The plane hasn’t even “come to a complete stop,” but already one can see people fishing out their phones and surreptitiously turning them on. Although the rules have been relaxed somewhat and one doesn’t have to wait until deplaning to get connected, it just shows how dependent we’ve become on our gadgets.
In its bid to keep customers happy and stay attuned with the times, Philippine Airlines (PAL) recently started the latest phase of its fleet modernization program. Last month, it announced the delivery of its newest long-range aircraft, the Airbus A330-300 High Gross Weight Jet.
The aircraft is a two-class cabin—economy and business class—with a subsection, premium economy, that offers wider legroom. But the feature that technophiles will most appreciate is the airline’s inAir app.
While the app will allow passengers to stream preselected movies and TV shows on their personal gadgets like their smartphones, tablets or laptops, they will also have the option to pay for wireless connection, from $5 for 30 minutes to $40 for the duration of the flight.
PAL president Ramon Ang told lifestyle reporters that with this new technology, the airline can do away with the in-seat, personal monitors.

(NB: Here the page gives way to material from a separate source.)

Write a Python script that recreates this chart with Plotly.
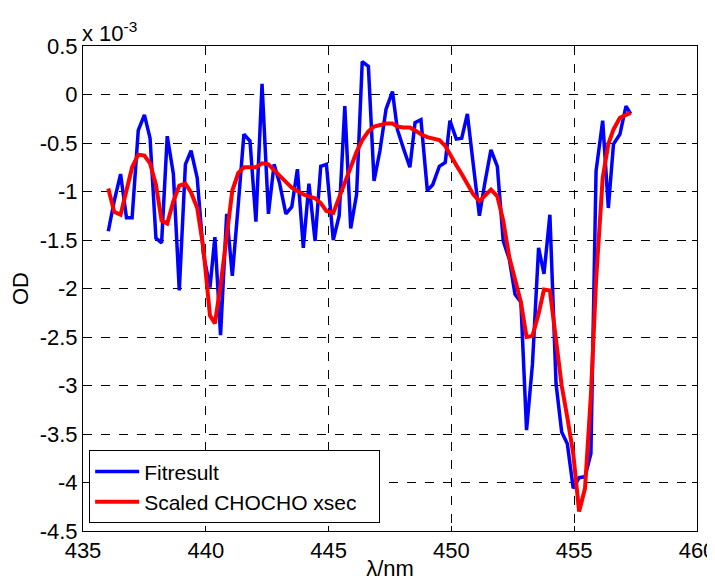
import plotly.graph_objects as go

wavelength = [436.03, 436.27, 436.53, 436.77, 437.0, 437.25, 437.5, 437.73, 437.97, 438.2,
              438.43, 438.68, 438.92, 439.17, 439.4, 439.65, 439.9, 440.17, 440.37, 440.6,
              440.85, 441.08, 441.32, 441.55, 441.8, 442.04, 442.29, 442.55, 442.78, 443.0,
              443.26, 443.5, 443.73, 443.97, 444.2, 444.45, 444.68, 444.91, 445.19, 445.43,
              445.66, 445.9, 446.14, 446.37, 446.62, 446.85, 447.09, 447.34, 447.6, 447.8,
              448.04, 448.31, 448.52, 448.76, 449.02, 449.24, 449.51, 449.75, 449.94, 450.2,
              450.42, 450.65, 450.89, 451.14, 451.37, 451.61, 451.87, 452.11, 452.36, 452.59,
              452.83, 453.06, 453.3, 453.55, 453.77, 454.01, 454.26, 454.49, 454.72, 454.96,
              455.2, 455.44, 455.68, 455.89, 456.16, 456.39, 456.6, 456.86, 457.11, 457.3]

# OD in units of 1e-3
fitresult = [-1.41, -1.10, -0.82, -1.27, -1.27, -0.37, -0.21, -0.45, -1.48, -1.53,
             -0.43, -0.82, -2.02, -0.72, -0.58, -0.86, -1.64, -1.99, -1.47, -2.48,
             -1.23, -1.87, -1.14, -0.41, -0.48, -1.31, 0.11, -1.23, -0.72, -0.91,
             -1.23, -1.16, -0.77, -1.58, -0.92, -1.51, -0.74, -0.72, -1.50, -1.25,
             -0.12, -1.38, -1.03, 0.34, 0.29, -0.89, -0.58, -0.15, 0.03, -0.36,
             -0.55, -0.75, -0.29, -0.26, -0.99, -0.93, -0.74, -0.70, -0.27, -0.46,
             -0.45, -0.20, -0.72, -1.25, -0.90, -0.57, -0.74, -1.51, -1.70, -2.06,
             -2.14, -3.46, -2.78, -1.58, -1.85, -1.24, -2.98, -3.48, -3.60, -4.06,
             -3.95, -3.94, -3.70, -0.79, -0.27, -1.17, -0.51, -0.41, -0.12, -0.20]

chocho = [-0.97, -1.21, -1.24, -1.01, -0.75, -0.62, -0.63, -0.71, -0.93, -1.30,
          -1.33, -1.10, -0.94, -0.92, -1.01, -1.17, -1.58, -2.28, -2.36, -1.97,
          -1.44, -0.99, -0.81, -0.75, -0.75, -0.75, -0.71, -0.72, -0.78, -0.84,
          -0.90, -0.96, -1.00, -1.03, -1.05, -1.07, -1.12, -1.20, -1.22, -1.06,
          -0.90, -0.75, -0.59, -0.47, -0.38, -0.33, -0.31, -0.30, -0.30, -0.33,
          -0.34, -0.34, -0.37, -0.41, -0.44, -0.45, -0.47, -0.53, -0.62, -0.73,
          -0.82, -0.93, -1.03, -1.10, -1.04, -0.98, -1.05, -1.30, -1.68, -1.92,
          -2.14, -2.50, -2.49, -2.26, -2.01, -2.02, -2.54, -3.00, -3.33, -3.70,
          -4.30, -4.06, -3.10, -1.92, -0.86, -0.51, -0.36, -0.24, -0.21, -0.19]

x_ticks = [435, 440, 445, 450, 455, 460]
y_ticks = [0.5, 0, -0.5, -1, -1.5, -2, -2.5, -3, -3.5, -4, -4.5]
y_labels = ["0.5", "0", "-0.5", "-1", "-1.5", "-2", "-2.5", "-3", "-3.5", "-4", "-4.5"]

font = "Liberation Sans, Arial, sans-serif"
FS = 22

fig = go.Figure()
fig.add_trace(go.Scatter(x=wavelength, y=fitresult, mode="lines", name="Fitresult",
                         line=dict(color="#0000ff", width=3.5)))
fig.add_trace(go.Scatter(x=wavelength, y=chocho, mode="lines",
                         name="Scaled CHOCHO xsec\u00a0\u00a0\u00a0",
                         line=dict(color="#ff0000", width=4)))

axis_common = dict(showline=True, linecolor="black", linewidth=1, mirror="ticks",
                   ticks="inside", ticklen=5, tickcolor="black", automargin=False,
                   ticklabeloverflow="allow",
                   showgrid=True, gridcolor="black", griddash="dash", gridwidth=0.6,
                   zeroline=False, tickfont=dict(family=font, size=FS, color="black"))

# page body has an 8px default margin, so the figure is sized to fit the window
fig.update_layout(
    width=707, height=573,
    margin=dict(l=75, r=18, t=38, b=50),
    paper_bgcolor="white", plot_bgcolor="white",
    font=dict(family=font, size=FS, color="black"),
    showlegend=True,
    legend=dict(x=0.01, y=0.016, xanchor="left", yanchor="bottom",
                bordercolor="black", borderwidth=1, bgcolor="white",
                font=dict(family=font, size=21, color="black"),
                tracegroupgap=0, itemwidth=44),
    xaxis=dict(range=[435, 460], tickvals=x_ticks,
               title=dict(text="λ/nm", standoff=0, font=dict(family=font, size=FS)),
               **axis_common),
    yaxis=dict(range=[-4.5, 0.5], tickvals=y_ticks, ticktext=y_labels,
               title=dict(text="OD", standoff=26, font=dict(family=font, size=FS)),
               **axis_common),
)

fig.add_annotation(xref="paper", yref="paper", x=0, y=1.0, xanchor="left", yanchor="bottom",
                   text="x 10<sup>-3</sup>", showarrow=False, yshift=-2, xshift=-3,
                   font=dict(family=font, size=FS, color="black"))

fig.write_html("out.html")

“The A330 jets are thus lighter and more efficient. Eventually, the personal monitors on all the planes will be removed. At the moment, however, only the A330 jets offer this technology,” Ang said, adding that Singapore Air was the first to do this.
The A330 jets are designed to accommodate a total of 368 passengers: 323 in economy, 27 in premium economy and 18 in business class. Business-class passengers can relax in seats that convert into full-flat beds. At the push of a button, the seat stretches out to a bed measuring over 6 feet long and nearly 2 feet wide.
“It’s like sleeping in your own bed at home,” Ang said.
The seats in economy are also notable for their unique mechanism, where the seat pan lifts and slides forward as the seat back reclines. This novel design optimizes passenger space and comfort.
These economy-class seats have an industry-standard pitch of 30 to 31 inches, while those in premium economy are roomier at 34 inches.
“The arrival of the bi-class A330 HGW completes our menu of new product offerings. This aircraft is aimed at the discriminating business segment of the market, an important part of PAL’s customer base,” Ang said in a statement.